Tuesday June 28, 2016
Tuesday June 28, 2016
Panama in the spotlight: making progress on money laundering?
There’s a saying about there being no such thing as bad publicity, though anyone who has been on the receiving end of negative media reports would probably not agree.
Panama has attracted global attention as a result of the April 2016 publication by the International Consortium of Investigative Journalists of the Panama Papers, following a huge leak of records from Panamanian law firm Mossack Fonseca. The details they contained about thousands of secretive offshore companies once again turned the spotlight on Panama, which has historically been seen as a secretive ‘tax haven’.
Mossack Fonseca strongly denies any wrongdoing; nevertheless, Panama was described by the US Department of State’s latest International Narcotics Control Strategy Report (INCSR), published a month before the Panama Papers, as ‘an attractive target for money launderers’, due to a range of factors including lack of government agency co-operation and lack of experience in money laundering prosecutions.
An immediate reaction to the publication of the Panama Papers was that President Juan Carlos Varela pledged to create ‘an international committee of national experts and internationally recognised expertise’ to help improve the transparency of the country’s financial system.
Let’s go a bit further back and look at some other positives. For a start, there’s the decision of the Financial Action Task Force (FATF) in February 2016 to remove Panama from monitoring under FATF’s ongoing anti money laundering/counter financing of terrorism (AML/CFT) compliance programme. In announcing the decision, FATF acknowledged ‘significant progress made in addressing the strategic AML/CFT deficiencies earlier identified’.
And a June 2016 report by the International Monetary Fund also found positives in Panama, highlighting Panama’s determination to combat financial crime with a May 2016 case in which Panama’s Superintendent of Banks took operational control of a local bank that US authorities had designated as part of a money laundering group and associated actions. These included ‘the opening of criminal investigations, taking control of a local brokerage house, and beginning extraordinary inspections of nonfinancial entities by the Panamanian authorities’.
These international acknowledgements of Panama’s efforts to raise its game follow a busy legislative programme that the Panamanian government highlighted in a statement issued in the wake of the Panama Papers.
This included new rules that severely restrict the use of bearer shares – shares that can be held anonymously, making them useful in money laundering and other financial crime – and Law 23 of April 2015, which embeds the risk-based approach to addressing money laundering and terrorism financing. It has also strengthened the customer due diligence regime for the financial sector and designated non-financial businesses, such as law and real estate firms, and the role of supervisory bodies.

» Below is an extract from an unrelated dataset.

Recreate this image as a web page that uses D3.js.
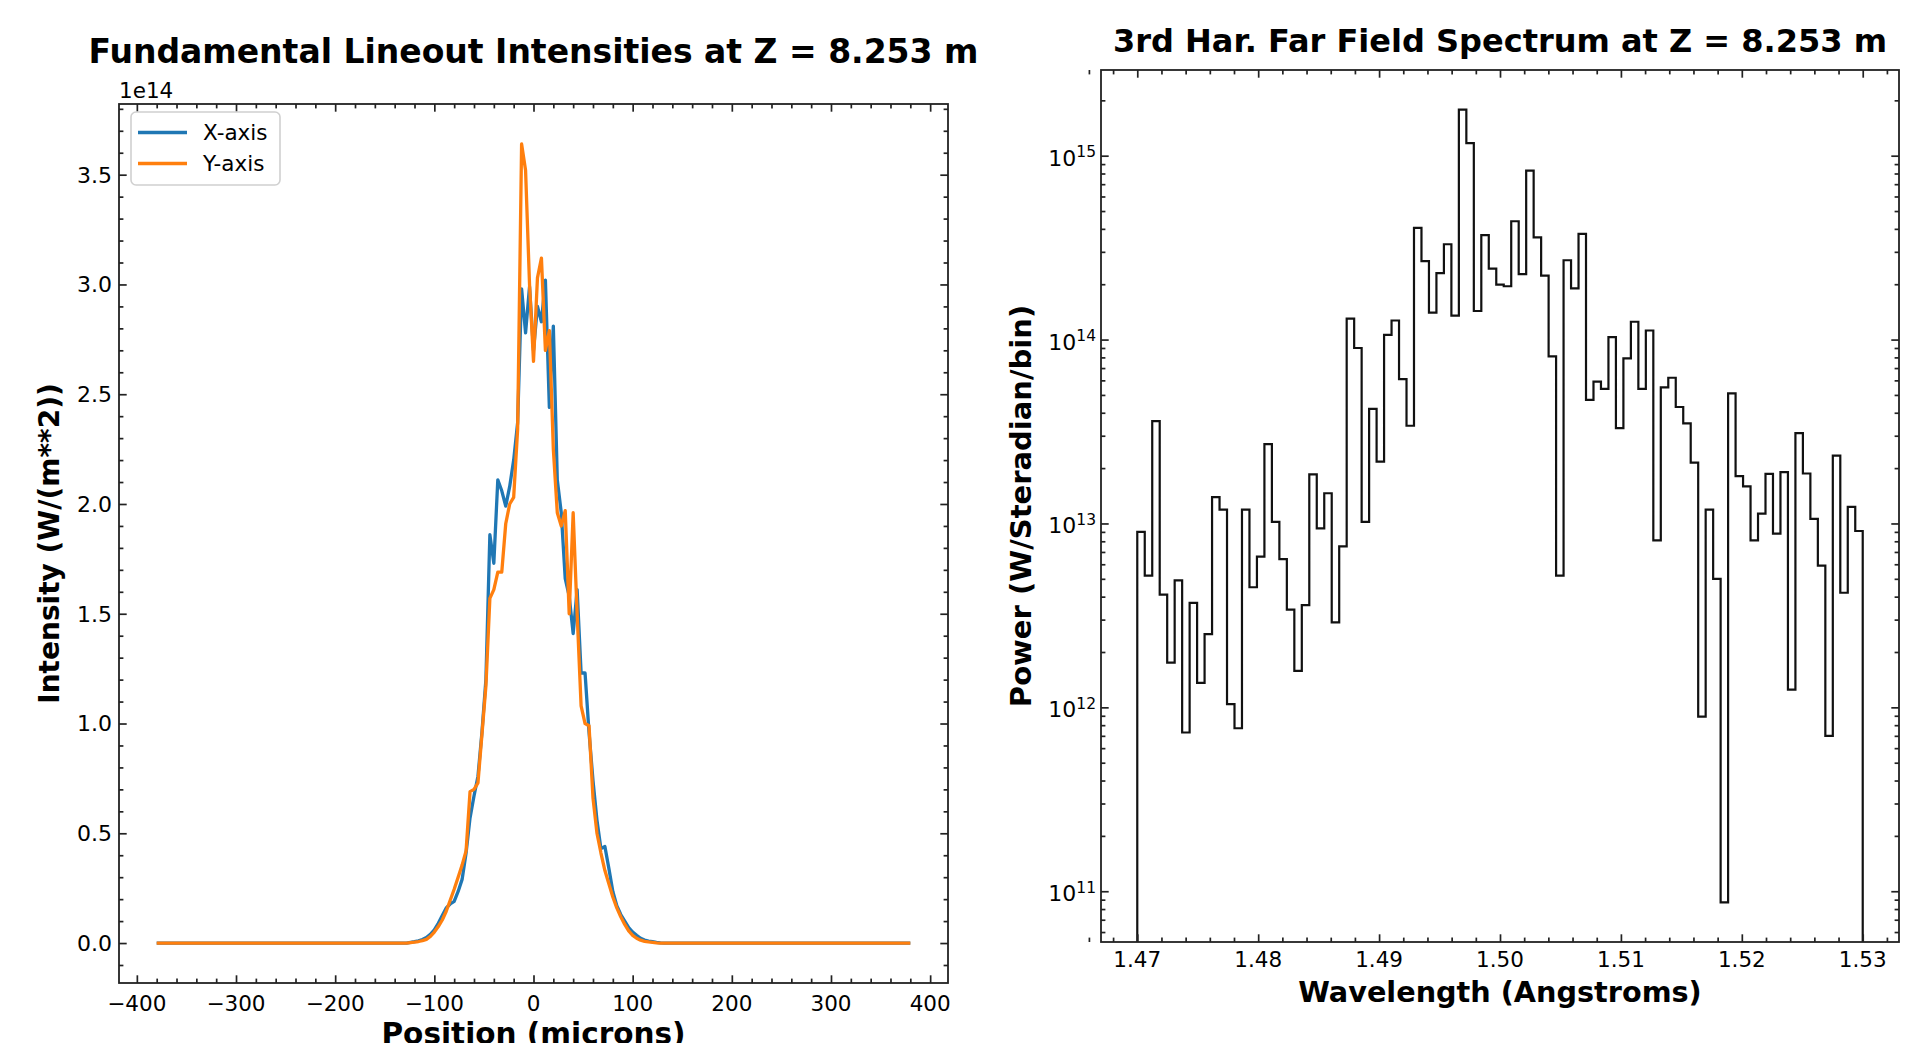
<!DOCTYPE html>
<html>
<head>
<meta charset="utf-8">
<script src="https://cdn.jsdelivr.net/npm/d3@7"></script>
<style>
  body { margin: 0; background: #fff; }
  text { font-family: "DejaVu Sans", sans-serif; fill: #000; }
</style>
</head>
<body>
<svg id="fig" width="1908" height="1043"></svg>
<script>
// lineout positions (microns) and intensities (units of 1e14 W/m^2)
var posMicrons = [-380, -128, -124, -120, -116, -112, -108, -104, -100, -96, -92, -88, -84, -80, -76, -72, -68, -64, -60, -56,
  -52, -48, -44, -40, -36, -32, -28, -24, -20, -16, -12, -8, -4, 0, 4, 8, 12, 16, 20, 24,
  28, 32, 36, 40, 44, 48, 52, 56, 60, 64, 68, 72, 76, 80, 84, 88, 92, 96, 100, 104,
  108, 112, 116, 120, 124, 128, 132, 380];

var xAxisIntensity = [0, 0, 0.003, 0.006, 0.01, 0.016, 0.025, 0.04, 0.06, 0.09, 0.125, 0.16, 0.178, 0.19, 0.235, 0.29, 0.41, 0.57, 0.67, 0.76,
  0.96, 1.20, 1.86, 1.73, 2.11, 2.06, 1.99, 2.08, 2.20, 2.37, 2.98, 2.78, 2.99, 2.70, 2.90, 2.83, 3.02, 2.44, 2.81, 2.11,
  1.96, 1.66, 1.58, 1.41, 1.61, 1.23, 1.23, 0.96, 0.74, 0.56, 0.43, 0.44, 0.34, 0.235, 0.17, 0.13, 0.10, 0.07, 0.05, 0.035,
  0.022, 0.014, 0.009, 0.006, 0.003, 0.001, 0, 0];

var yAxisIntensity = [0, 0, 0.002, 0.004, 0.007, 0.011, 0.017, 0.03, 0.05, 0.075, 0.105, 0.145, 0.195, 0.245, 0.30, 0.355, 0.42, 0.69, 0.70, 0.73,
  0.95, 1.17, 1.57, 1.61, 1.69, 1.69, 1.91, 2.00, 2.03, 2.34, 3.64, 3.52, 3.00, 2.65, 3.03, 3.12, 2.70, 2.79, 2.25, 1.96,
  1.90, 1.97, 1.50, 1.96, 1.50, 1.08, 1.00, 0.99, 0.66, 0.50, 0.41, 0.33, 0.27, 0.21, 0.16, 0.12, 0.085, 0.055, 0.035, 0.022,
  0.013, 0.008, 0.005, 0.003, 0.001, 0, 0, 0];

var lineoutNames = ["X-axis", "Y-axis"];
var lineoutColors = ["#1f77b4", "#ff7f0e"];

// far field spectrum, 97 bins between 1.47 and 1.53 Angstroms (W/Steradian/bin)
var specRange = [1.47, 1.53];
var specPower = [9.0e12, 5.2e12, 3.6e13, 4.1e12, 1.75e12, 4.9e12, 7.3e11, 3.7e12, 1.36e12, 2.5e12,
  1.39e13, 1.19e13, 1.04e12, 7.7e11, 1.19e13, 4.5e12, 6.6e12, 2.7e13, 1.02e13, 6.4e12,
  3.4e12, 1.58e12, 3.6e12, 1.85e13, 9.4e12, 1.46e13, 2.9e12, 7.5e12, 1.30e14, 9.0e13,
  1.02e13, 4.2e13, 2.17e13, 1.06e14, 1.27e14, 6.1e13, 3.4e13, 4.05e14, 2.67e14, 1.40e14,
  2.3e14, 3.3e14, 1.35e14, 1.78e15, 1.17e15, 1.43e14, 3.7e14, 2.43e14, 1.99e14, 1.95e14,
  4.4e14, 2.27e14, 8.3e14, 3.6e14, 2.23e14, 8.1e13, 5.2e12, 2.7e14, 1.9e14, 3.76e14,
  4.7e13, 5.9e13, 5.4e13, 1.03e14, 3.3e13, 7.9e13, 1.25e14, 5.4e13, 1.12e14, 8.1e12,
  5.5e13, 6.2e13, 4.3e13, 3.5e13, 2.14e13, 8.9e11, 1.19e13, 5.0e12, 8.7e10, 5.1e13,
  1.81e13, 1.59e13, 8.1e12, 1.13e13, 1.86e13, 8.8e12, 1.9e13, 1.25e12, 3.1e13, 1.87e13,
  1.06e13, 5.9e12, 7.0e11, 2.34e13, 4.2e12, 1.23e13, 9.1e12];

var lineoutTicksX = [-400, -300, -200, -100, 0, 100, 200, 300, 400];
var lineoutTicksY = [0, 0.5, 1.0, 1.5, 2.0, 2.5, 3.0, 3.5];
var specTicksX = [1.47, 1.48, 1.49, 1.50, 1.51, 1.52, 1.53];
var specTicksY = [1e11, 1e12, 1e13, 1e14, 1e15];

var svg = d3.select("#fig");
var majorLen = 7.7, minorLen = 4.4, tickW = 1.7, tickFont = 21.5;

function pad5(e) { var d = (e[1] - e[0]) * 0.05; return [e[0] - d, e[1] + d]; }

// ticks on all four sides, pointing in
function drawTicks(g, x, y, box, xMajor, xMinor, yMajor, yMinor) {
  var sides = [
    [d3.axisBottom(x), "translate(0," + box.b + ")", xMajor, xMinor],
    [d3.axisTop(x), "translate(0," + box.t + ")", xMajor, xMinor],
    [d3.axisLeft(y), "translate(" + box.l + ",0)", yMajor, yMinor],
    [d3.axisRight(y), "translate(" + box.r + ",0)", yMajor, yMinor]
  ];
  sides.forEach(function(s) {
    [[s[2], majorLen], [s[3], minorLen]].forEach(function(t) {
      var ax = s[0].tickValues(t[0]).tickSize(-t[1]).tickFormat("");
      var a = g.append("g").attr("transform", s[1]).call(ax);
      a.select(".domain").remove();
      a.selectAll("line").attr("stroke", "#222").attr("stroke-width", tickW);
      a.selectAll("text").remove();
    });
  });
  g.append("rect")
    .attr("x", box.l).attr("y", box.t)
    .attr("width", box.r - box.l).attr("height", box.b - box.t)
    .attr("fill", "none").attr("stroke", "#222").attr("stroke-width", 1.8);
}

// ---------- left: lineouts ----------
var L = {l: 119, r: 948, t: 104, b: 983};
var gl = svg.append("g");

var xl = d3.scaleLinear().domain(pad5(d3.extent(posMicrons))).range([L.l, L.r]);
var allI = xAxisIntensity.concat(yAxisIntensity);
var yl = d3.scaleLinear().domain(pad5([d3.min(allI), d3.max(allI)])).range([L.b, L.t]);

var line = d3.line()
  .x(function(d) { return xl(d[0]); })
  .y(function(d) { return yl(d[1]); });

[xAxisIntensity, yAxisIntensity].forEach(function(series, k) {
  gl.append("path")
    .datum(posMicrons.map(function(p, i) { return [p, series[i]]; }))
    .attr("d", line)
    .attr("fill", "none")
    .attr("stroke", lineoutColors[k])
    .attr("stroke-width", 3.3)
    .attr("stroke-linejoin", "round");
});

var lxMinor = d3.range(-400, 401, 20).filter(function(v) { return v % 100 != 0; });
var lyMinor = d3.range(-1, 39).map(function(v) { return v / 10; }).filter(function(v) { return Math.round(v * 10) % 5 != 0; });
drawTicks(gl, xl, yl, L, lineoutTicksX, lxMinor, lineoutTicksY, lyMinor);

gl.selectAll(".xlab").data(lineoutTicksX).enter().append("text")
  .attr("x", function(d) { return xl(d); })
  .attr("y", L.b + 12 + 15.7)
  .attr("text-anchor", "middle")
  .style("font-size", tickFont + "px")
  .text(function(d) { return d < 0 ? "\u2212" + Math.abs(d) : d; });

gl.selectAll(".ylab").data(lineoutTicksY).enter().append("text")
  .attr("x", L.l - 7)
  .attr("y", function(d) { return yl(d); })
  .attr("dy", "0.36em")
  .attr("text-anchor", "end")
  .style("font-size", "22px")
  .text(d3.format(".1f"));

gl.append("text").attr("x", L.l).attr("y", 98)
  .style("font-size", tickFont + "px").text("1e14");

gl.append("text").attr("x", (L.l + L.r) / 2).attr("y", 63)
  .attr("text-anchor", "middle")
  .style("font-size", "33px").style("font-weight", "bold")
  .text("Fundamental Lineout Intensities at Z = 8.253 m");

gl.append("text").attr("x", (L.l + L.r) / 2).attr("y", 1044)
  .attr("text-anchor", "middle")
  .style("font-size", "29.5px").style("font-weight", "bold")
  .text("Position (microns)");

gl.append("text")
  .attr("transform", "translate(59," + (L.t + L.b) / 2 + ") rotate(-90)")
  .attr("text-anchor", "middle")
  .style("font-size", "28px").style("font-weight", "bold")
  .text("Intensity (W/(m**2))");

// legend
var leg = gl.append("g");
leg.append("rect")
  .attr("x", 131).attr("y", 112).attr("width", 149).attr("height", 73).attr("rx", 5)
  .attr("fill", "#fff").attr("fill-opacity", 0.8)
  .attr("stroke", "#d0d0d0").attr("stroke-width", 1.6);
lineoutNames.forEach(function(n, k) {
  var yy = 132.5 + k * 31;
  leg.append("line").attr("x1", 138).attr("x2", 187).attr("y1", yy).attr("y2", yy)
    .attr("stroke", lineoutColors[k]).attr("stroke-width", 3.3);
  leg.append("text").attr("x", 203).attr("y", yy).attr("dy", "0.36em")
    .style("font-size", tickFont + "px").text(n);
});

// ---------- right: spectrum ----------
var R = {l: 1101, r: 1899, t: 70, b: 942};
var gr = svg.append("g");

var xr = d3.scaleLinear().domain(pad5(specRange)).range([R.l, R.r]);
var logExt = pad5([Math.log10(d3.min(specPower)), Math.log10(d3.max(specPower))]);
var yr = d3.scaleLog().domain([Math.pow(10, logExt[0]), Math.pow(10, logExt[1])]).range([R.b, R.t]);

var nb = specPower.length;
var edge = function(i) { return specRange[0] + (specRange[1] - specRange[0]) * i / nb; };
var stepPts = [[edge(0), yr.domain()[0]]];
specPower.forEach(function(v, i) { stepPts.push([edge(i), v]); stepPts.push([edge(i + 1), v]); });
stepPts.push([edge(nb), yr.domain()[0]]);

gr.append("clipPath").attr("id", "specClip").append("rect")
  .attr("x", R.l).attr("y", R.t).attr("width", R.r - R.l).attr("height", R.b - R.t);

gr.append("path")
  .datum(stepPts)
  .attr("clip-path", "url(#specClip)")
  .attr("d", d3.line().x(function(d) { return xr(d[0]); }).y(function(d) { return yr(d[1]); }))
  .attr("fill", "none")
  .attr("stroke", "#111")
  .attr("stroke-width", 2.2);

var rxMinor = d3.range(733, 767).map(function(v) { return v * 0.002; })
  .filter(function(v) { return Math.round(v * 1000) % 10 != 0; });
var ryMinor = [];
for (var e = 10; e <= 15; e++) for (var m = 2; m <= 9; m++) {
  var v = m * Math.pow(10, e);
  if (v > yr.domain()[0] && v < yr.domain()[1]) ryMinor.push(v);
}
drawTicks(gr, xr, yr, R, specTicksX, rxMinor, specTicksY, ryMinor);

gr.selectAll(".xlab").data(specTicksX).enter().append("text")
  .attr("x", function(d) { return xr(d); })
  .attr("y", R.b + 10 + 15.3)
  .attr("text-anchor", "middle")
  .style("font-size", tickFont + "px")
  .text(d3.format(".2f"));

var yt = gr.selectAll(".ylab").data(specTicksY).enter().append("text")
  .attr("x", R.l - 5)
  .attr("y", function(d) { return yr(d) + 10; })
  .attr("text-anchor", "end")
  .style("font-size", "22px");
yt.append("tspan").text("10");
yt.append("tspan").attr("dy", -8.5).style("font-size", "15.5px")
  .text(function(d) { return Math.round(Math.log10(d)); });

gr.append("text").attr("x", (R.l + R.r) / 2).attr("y", 52)
  .attr("text-anchor", "middle")
  .style("font-size", "32px").style("font-weight", "bold")
  .text("3rd Har. Far Field Spectrum at Z = 8.253 m");

gr.append("text").attr("x", (R.l + R.r) / 2).attr("y", 1002)
  .attr("text-anchor", "middle")
  .style("font-size", "28.7px").style("font-weight", "bold")
  .text("Wavelength (Angstroms)");

gr.append("text")
  .attr("transform", "translate(1031," + (R.t + R.b) / 2 + ") rotate(-90)")
  .attr("text-anchor", "middle")
  .style("font-size", "29px").style("font-weight", "bold")
  .text("Power (W/Steradian/bin)");
</script>
</body>
</html>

Elsewhere, in May 2016 Panama signed up to the Organisation for Economic Co-operation and Development’s Common Reporting Standard, aimed at addressing tax evasion, for the automatic sharing of financial account information with other countries, to begin in 2018. Along similar lines, in the previous month Panama and the United States signed an intergovernmental agreement under the US Foreign Account Tax Compliance Act, or FATCA, on the automatic sharing of financial account information between the two country’s tax authorities.
The Panamanian government’s post-Panama Papers statement described Panama as ‘a serious country’ and recent actions suggest that it is paying serious attention to AML/CFT. It’s also worth remembering that while the law firm at the centre of the scandal was located in Panama, those offshore shell companies so popular for their secrecy are set up all by advisors and experts all over the world…so perhaps another set of Papers might one day be turning the publicity spotlight on another country.